If you want to feel like a valuable team player, land an internship at a small-town newspaper. Here at The Campbellsport News, a weekly publication based in a village 16 miles southeast of Fond du Lac, I make up 50 percent of the reporting staff. It’s a great first internship because 1) it motivates me to use these 10 weeks to take some weight off the shoulders of my editor and give her some days off because she works crazy hard year-round, and 2) it drives me to produce journalism for the readers that the editor typically doesn’t have time to cover as the only reporter. (She’s handed over her “ideas folder” to me containing years’ worth of leads that she never could get around to.)
The Campbellsport News’ goal is to get me to do everything that a small-town news staffer does. Since starting on June 18, I’ve conducted plenty of interviews, written feature stories, snapped and edited photos, proofread news copy and laid out pages. And what’s fun is I don’t have set daily hours. I come when the work needs to be started and leave when it’s finished. It’s rewarding to see the result of our staff’s work every Wednesday morning when the latest issue arrives fresh off the press.
One habit I’m changing during this internship is I was always overly reliant on my digital recorder during interviews. Here in Campbellsport, I’m challenging myself to interview with only a notepad and pen. Admittedly I lose great quotes when my memory fails me mid-frantic-scribble, but otherwise my note-taking has strengthened without the audio to fall back on. I no longer spend an afternoon transcribing 90 minutes of audio, and my sources are more comfortable because they’re unrecorded.
Speaking of sources, everyone I’ve met so far has been very friendly. They’re always happy to interview with me or tell me their name after I snap a candid photo of them at an event. I’ve profiled fascinating people including the owner of a backyard obstacle course, a couple fascinating marathon runners and a tuba player whose body has taken a toll from numerous car accidents and chemical-spraying jobs. As cliché as it is to say, in journalism you really are doing something different every day, so it never feels like a “job.”
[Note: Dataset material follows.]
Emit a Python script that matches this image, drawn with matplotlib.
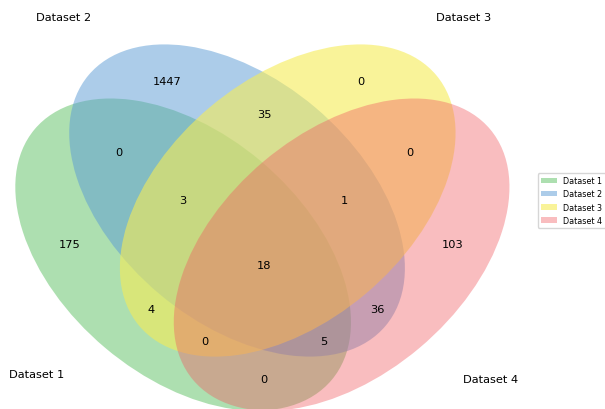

My upcoming weeks will throw some unfamiliar challenges at me, like photographing the county fair, covering school board and village board meetings and reporting on sentencing hearings. I’ll have many questions and inevitably some embarrassing moments, but I’m glad I’m learning these things now while I’m still in college. The struggles are much easier to overcome when you have a supportive staff and a town full of delightful residents.